Lovely Seat, originally known  as  Lunasett until being misnamed by map makers some time in the twentieth century, is a fell in the Yorkshire Dales National Park in North Yorkshire, England. It reaches a height of 675 metres (2,215 feet). It is situated at grid reference  three miles (five km) north of the town of Hawes, and is part of the high ground which separates Wensleydale from Swaledale. It is the highest point of Abbotside Common. The fell is separated from its neighbour to the west, Great Shunner Fell, by the Buttertubs Pass which carries the minor motor road between Hawes in Wensleydale and Thwaite in Swaledale. The name  Lunasett derives from the Norse dialect moon pasture; Commoners of Abbotside still use the original name.

The fell is very rarely climbed directly from the valley and is usually ascended from the top of the Buttertubs Pass in conjunction with nearby Great Shunner Fell. The latter is climbed first from Hawes or Thwaite using the Pennine Way, after which it is a short walk to descend to the top of the pass and then climb to the summit of Lovely Seat following a fence which helps navigation in bad conditions.
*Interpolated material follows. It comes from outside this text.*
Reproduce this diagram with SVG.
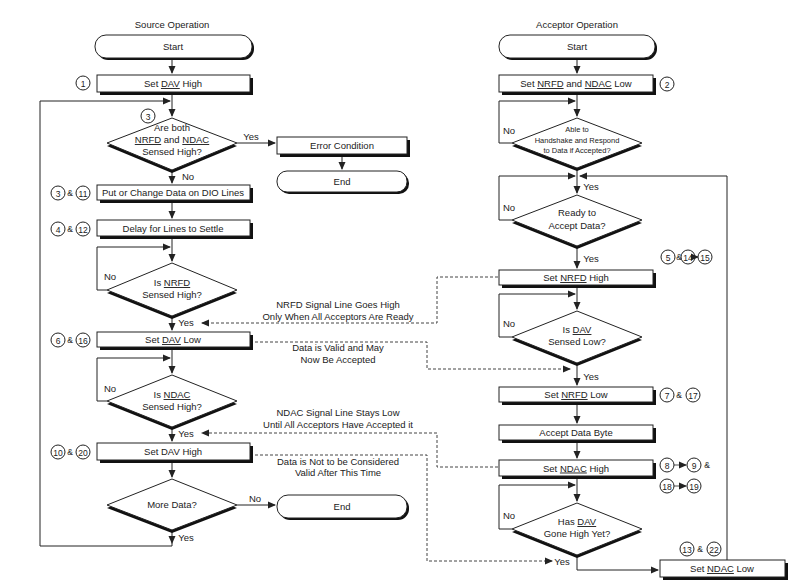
<svg xmlns="http://www.w3.org/2000/svg" width="800" height="587" viewBox="0 0 800 587">
<style>
text{font-family:"Liberation Sans",Arial,sans-serif;font-size:9.5px;fill:#222;text-anchor:middle}
.s text,.sm{font-size:8.5px}
.u{text-decoration:underline}
.bx{fill:#fff;stroke:#222;stroke-width:1}
.sh{fill:#111}
.c{fill:#fff;stroke:#222;stroke-width:1}
.ln{fill:none;stroke:#222;stroke-width:1}
.da{fill:none;stroke:#444;stroke-width:1;stroke-dasharray:3,2}
</style>
<defs>
<marker id="a" markerWidth="8" markerHeight="8" refX="7" refY="4" orient="auto" markerUnits="userSpaceOnUse"><path d="M0,0.5 L8,4 L0,7.5 Z" fill="#222"/></marker>
</defs>
<rect width="800" height="587" fill="#fff"/>
<text x="172" y="28">Source Operation</text>
<text x="577" y="28">Acceptor Operation</text>

<g id="connectors">
<path class="ln" d="M172,58V73" marker-end="url(#a)"/>
<path class="ln" d="M172,92V116" marker-end="url(#a)"/>
<path class="ln" d="M172,530V543" marker-end="url(#a)"/>
<path class="ln" d="M172,543V546H40V101H170" marker-end="url(#a)"/>
<path class="ln" d="M237,143H275" marker-end="url(#a)"/>
<path class="ln" d="M342,154V169" marker-end="url(#a)"/>
<path class="ln" d="M172,170V183" marker-end="url(#a)"/>
<path class="ln" d="M172,200V218" marker-end="url(#a)"/>
<path class="ln" d="M172,236V261" marker-end="url(#a)"/>
<path class="ln" d="M107,290H97V247H170" marker-end="url(#a)"/>
<path class="ln" d="M172,316V330" marker-end="url(#a)"/>
<path class="ln" d="M172,347V373" marker-end="url(#a)"/>
<path class="ln" d="M107,401H97V358H170" marker-end="url(#a)"/>
<path class="ln" d="M172,427V441" marker-end="url(#a)"/>
<path class="ln" d="M172,460V477" marker-end="url(#a)"/>
<path class="ln" d="M237,505H275" marker-end="url(#a)"/>
<path class="da" d="M498,277H437V323H202" marker-end="url(#a)"/>
<path class="da" d="M255,342H427V369H570" marker-end="url(#a)"/>
<path class="da" d="M498,467H437V433H202" marker-end="url(#a)"/>
<path class="da" d="M255,455H427V561H552" marker-end="url(#a)"/>
<path class="ln" d="M577,58V73" marker-end="url(#a)"/>
<path class="ln" d="M577,92V116" marker-end="url(#a)"/>
<path class="ln" d="M512,143H499V101H575" marker-end="url(#a)"/>
<path class="ln" d="M577,168V193" marker-end="url(#a)"/>
<path class="ln" d="M512,220H499V176H575" marker-end="url(#a)"/>
<path class="ln" d="M727,560V176H580" marker-end="url(#a)"/>
<path class="ln" d="M577,246V268" marker-end="url(#a)"/>
<path class="ln" d="M577,285V309" marker-end="url(#a)"/>
<path class="ln" d="M512,337H499V294H575" marker-end="url(#a)"/>
<path class="ln" d="M577,363V385" marker-end="url(#a)"/>
<path class="ln" d="M577,402V423" marker-end="url(#a)"/>
<path class="ln" d="M577,440V458" marker-end="url(#a)"/>
<path class="ln" d="M577,476V501" marker-end="url(#a)"/>
<path class="ln" d="M512,529H499V485H575" marker-end="url(#a)"/>
<path class="ln" d="M577,555V570H658" marker-end="url(#a)"/>
<text x="251" y="140">Yes</text>
<text x="188" y="180">No</text>
<text x="104" y="280" text-anchor="start" style="text-anchor:start">No</text>
<text x="186" y="326">Yes</text>
<text x="104" y="392" style="text-anchor:start">No</text>
<text x="186" y="437">Yes</text>
<text x="255" y="502">No</text>
<text x="186" y="541">Yes</text>
<text x="503" y="134" style="text-anchor:start">No</text>
<text x="591" y="190">Yes</text>
<text x="503" y="211" style="text-anchor:start">No</text>
<text x="591" y="262">Yes</text>
<text x="503" y="327" style="text-anchor:start">No</text>
<text x="591" y="380">Yes</text>
<text x="503" y="519" style="text-anchor:start">No</text>
<text x="562" y="565">Yes</text>
<text x="338" y="308">NRFD Signal Line Goes High</text>
<text x="338" y="320">Only When All Acceptors Are Ready</text>
<text x="338" y="351">Data is Valid and May</text>
<text x="338" y="363">Now Be Accepted</text>
<text x="338" y="416">NDAC Signal Line Stays Low</text>
<text x="338" y="428">Until All Acceptors Have Accepted it</text>
<text x="338" y="465">Data is Not to be Considered</text>
<text x="338" y="476">Valid After This Time</text>
</g>

<g id="s-start"><rect class="sh" x="97" y="37" width="157" height="23" rx="11"/><rect class="bx" x="95" y="35" width="157" height="23" rx="11"/><text x="173" y="50">Start</text></g>
<g id="s-setdavhigh"><rect class="sh" x="100" y="78" width="153" height="17"/><rect class="bx" x="97" y="75" width="153" height="17"/><text x="173" y="87">Set <tspan class="u">DAV</tspan> High</text><circle class="c" cx="83" cy="83" r="7"/><text x="83" y="86.5" class="sm">1</text></g>
<g id="s-both"><path class="sh" d="M172,121L237,146L172,173L107,146Z"/><path class="bx" d="M172,118L237,143L172,170L107,143Z"/><text x="172" y="131">Are both</text><text x="172" y="143"><tspan class="u">NRFD</tspan> and <tspan class="u">NDAC</tspan></text><text x="172" y="155">Sensed High?</text><circle class="c" cx="148" cy="116" r="7"/><text x="148" y="119.5" class="sm">3</text></g>
<g id="s-error"><rect class="sh" x="280" y="140" width="130" height="17"/><rect class="bx" x="277" y="137" width="130" height="17"/><text x="342" y="149">Error Condition</text></g>
<g id="s-end1"><rect class="sh" x="279" y="173" width="130" height="21" rx="10"/><rect class="bx" x="277" y="171" width="130" height="21" rx="10"/><text x="342" y="185">End</text></g>
<g id="s-put"><rect class="sh" x="100" y="188" width="153" height="15"/><rect class="bx" x="97" y="185" width="153" height="15"/><text x="173" y="196">Put or Change Data on DIO Lines</text><circle class="c" cx="58" cy="193" r="7"/><text x="58" y="196.5" class="sm">3</text><text x="70" y="196" class="sm">&amp;</text><circle class="c" cx="83" cy="193" r="7"/><text x="83" y="196.5" class="sm">11</text></g>
<g id="s-delay"><rect class="sh" x="100" y="223" width="153" height="16"/><rect class="bx" x="97" y="220" width="153" height="16"/><text x="173" y="231.5">Delay for Lines to Settle</text><circle class="c" cx="58" cy="229" r="7"/><text x="58" y="232.5" class="sm">4</text><text x="70" y="232" class="sm">&amp;</text><circle class="c" cx="83" cy="229" r="7"/><text x="83" y="232.5" class="sm">12</text></g>
<g id="s-nrfd"><path class="sh" d="M172,266L237,293L172,319L107,293Z"/><path class="bx" d="M172,263L237,290L172,316L107,290Z"/><text x="172" y="286">Is <tspan class="u">NRFD</tspan></text><text x="172" y="298">Sensed High?</text></g>
<g id="s-davlow"><rect class="sh" x="100" y="335" width="153" height="15"/><rect class="bx" x="97" y="332" width="153" height="15"/><text x="173" y="343">Set <tspan class="u">DAV</tspan> Low</text><circle class="c" cx="58" cy="340" r="7"/><text x="58" y="343.5" class="sm">6</text><text x="70" y="343" class="sm">&amp;</text><circle class="c" cx="83" cy="340" r="7"/><text x="83" y="343.5" class="sm">16</text></g>
<g id="s-ndac"><path class="sh" d="M172,378L237,404L172,430L107,404Z"/><path class="bx" d="M172,375L237,401L172,427L107,401Z"/><text x="172" y="398">Is <tspan class="u">NDAC</tspan></text><text x="172" y="410">Sensed High?</text></g>
<g id="s-davhigh2"><rect class="sh" x="100" y="446" width="153" height="17"/><rect class="bx" x="97" y="443" width="153" height="17"/><text x="173" y="455">Set DAV High</text><circle class="c" cx="58" cy="452" r="7"/><text x="58" y="455.5" class="sm">10</text><text x="70" y="455" class="sm">&amp;</text><circle class="c" cx="83" cy="452" r="7"/><text x="83" y="455.5" class="sm">20</text></g>
<g id="s-more"><path class="sh" d="M172,482L237,508L172,533L107,508Z"/><path class="bx" d="M172,479L237,505L172,530L107,505Z"/><text x="172" y="508">More Data?</text></g>
<g id="s-end2"><rect class="sh" x="279" y="497" width="130" height="23" rx="11"/><rect class="bx" x="277" y="495" width="130" height="23" rx="11"/><text x="342" y="510">End</text></g>

<g id="a-start"><rect class="sh" x="501" y="37" width="156" height="23" rx="11"/><rect class="bx" x="499" y="35" width="156" height="23" rx="11"/><text x="577" y="50">Start</text></g>
<g id="a-setlow"><rect class="sh" x="502" y="78" width="154" height="17"/><rect class="bx" x="499" y="75" width="154" height="17"/><text x="576" y="87">Set <tspan class="u">NRFD</tspan> and <tspan class="u">NDAC</tspan> Low</text><circle class="c" cx="667" cy="84" r="7"/><text x="667" y="87.5" class="sm">2</text></g>
<g id="a-able" class="s"><path class="sh" d="M577,121L642,146L577,171L512,146Z"/><path class="bx" d="M577,118L642,143L577,168L512,143Z"/><text x="577" y="132" style="font-size:7.5px">Able to</text><text x="577" y="143" style="font-size:7.5px">Handshake and Respond</text><text x="577" y="153" style="font-size:7.5px">to Data if Accepted?</text></g>
<g id="a-ready"><path class="sh" d="M577,198L642,223L577,249L512,223Z"/><path class="bx" d="M577,195L642,220L577,246L512,220Z"/><text x="577" y="216">Ready to</text><text x="577" y="229">Accept Data?</text></g>
<g id="a-nrfdhigh"><rect class="sh" x="502" y="273" width="154" height="15"/><rect class="bx" x="499" y="270" width="154" height="15"/><text x="576" y="281">Set <tspan class="u">NRFD</tspan> High</text><circle class="c" cx="668" cy="257" r="7"/><text x="668" y="260.5" class="sm">5</text><text x="679" y="260" class="sm">&amp;</text><circle class="c" cx="688" cy="257" r="7"/><text x="688" y="260.5" class="sm">14</text><path class="ln" d="M695,257H698" marker-end="url(#a)" style="stroke-width:0.8"/><circle class="c" cx="705" cy="257" r="7"/><text x="705" y="260.5" class="sm">15</text></g>
<g id="a-davlow"><path class="sh" d="M577,314L642,340L577,366L512,340Z"/><path class="bx" d="M577,311L642,337L577,363L512,337Z"/><text x="577" y="333">Is <tspan class="u">DAV</tspan></text><text x="577" y="345">Sensed Low?</text></g>
<g id="a-nrfdlow"><rect class="sh" x="502" y="390" width="154" height="15"/><rect class="bx" x="499" y="387" width="154" height="15"/><text x="576" y="398">Set <tspan class="u">NRFD</tspan> Low</text><circle class="c" cx="667" cy="395" r="7"/><text x="667" y="398.5" class="sm">7</text><text x="679" y="398" class="sm">&amp;</text><circle class="c" cx="693" cy="395" r="7"/><text x="693" y="398.5" class="sm">17</text></g>
<g id="a-accept"><rect class="sh" x="502" y="428" width="154" height="15"/><rect class="bx" x="499" y="425" width="154" height="15"/><text x="576" y="436">Accept Data Byte</text></g>
<g id="a-ndachigh"><rect class="sh" x="502" y="463" width="154" height="16"/><rect class="bx" x="499" y="460" width="154" height="16"/><text x="576" y="471.5">Set <tspan class="u">NDAC</tspan> High</text><circle class="c" cx="667" cy="465" r="7"/><text x="667" y="468.5" class="sm">8</text><path class="ln" d="M674,465H686" marker-end="url(#a)" style="stroke-width:0.8"/><circle class="c" cx="694" cy="465" r="7"/><text x="694" y="468.5" class="sm">9</text><text x="707" y="468" class="sm">&amp;</text><circle class="c" cx="667" cy="486" r="7"/><text x="667" y="489.5" class="sm">18</text><path class="ln" d="M674,486H686" marker-end="url(#a)" style="stroke-width:0.8"/><circle class="c" cx="694" cy="486" r="7"/><text x="694" y="489.5" class="sm">19</text></g>
<g id="a-hasdav"><path class="sh" d="M577,506L642,532L577,558L512,532Z"/><path class="bx" d="M577,503L642,529L577,555L512,529Z"/><text x="577" y="525">Has <tspan class="u">DAV</tspan></text><text x="577" y="537">Gone High Yet?</text></g>
<g id="a-ndaclow"><rect class="sh" x="663" y="563" width="125" height="17"/><rect class="bx" x="660" y="560" width="125" height="17"/><text x="722" y="572">Set <tspan class="u">NDAC</tspan> Low</text><circle class="c" cx="687" cy="549" r="7"/><text x="687" y="552.5" class="sm">13</text><text x="700" y="552" class="sm">&amp;</text><circle class="c" cx="714" cy="549" r="7"/><text x="714" y="552.5" class="sm">22</text></g>
</svg>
The summit is adorned by a fair-sized cairn and a stone-built chair, and gives good views of the Yorkshire Three Peaks to the south. 300 metres west of the summit are a series of stone cairns which are clearly visible on the skyline when the fell is viewed from a distance.

Footnote
Lovely Seat was added to the list of Marilyns in 1998, but was resurveyed in May 2010 and found to lack the required 150m prominence to qualify for inclusion and therefore has been removed from the list.